What do you do for a living? It’s the standard question when meeting someone new. Everyone asks it and most people have a simple answer. It’s as if that one question can tell someone who you are so they can decide if you’re worth their time. If your answer is interesting, they will want to know more. If you say accountant or banker, they change the subject quickly. If you say that you work at McDonald’s, well… you get my point. We’re all guilty of it; judgement. It comes as naturally as breathing unless we fight against it.

The “what do you do” question is kind of scary to someone like me. I don’t have a quick answer. I don’t even really have a long one.
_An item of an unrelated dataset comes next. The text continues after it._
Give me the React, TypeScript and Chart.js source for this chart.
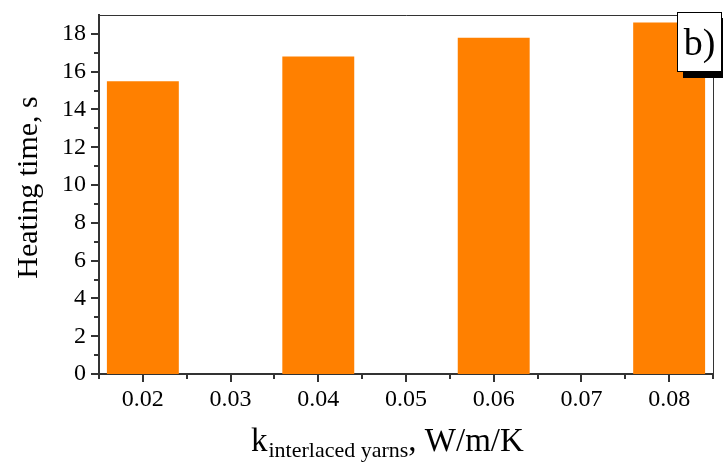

People are always telling me to make one up but I don’t like to lie and have never been good at it. When I meet someone new, I usually say that I’m on disability and can’t work. For some people, that is enough because they realize it’s none of their business. Most people, however, are curious by nature. They follow up with question after question until I’ve explained everything I would rather not talk about with strangers.

So, what do I do? What does anybody do when they don’t want their job to immediately define them? I spend most of my time writing. I’ve published one book and have one on the way but I will probably never make a good living from my writing. Can I tell people I’m a writer?

There is a lot more to my life than my disability. There is a lot more to a lawyer than the law and a homeless man than his lack of a house. If we can’t change the stigmas attached to our employment, maybe we need to change the question.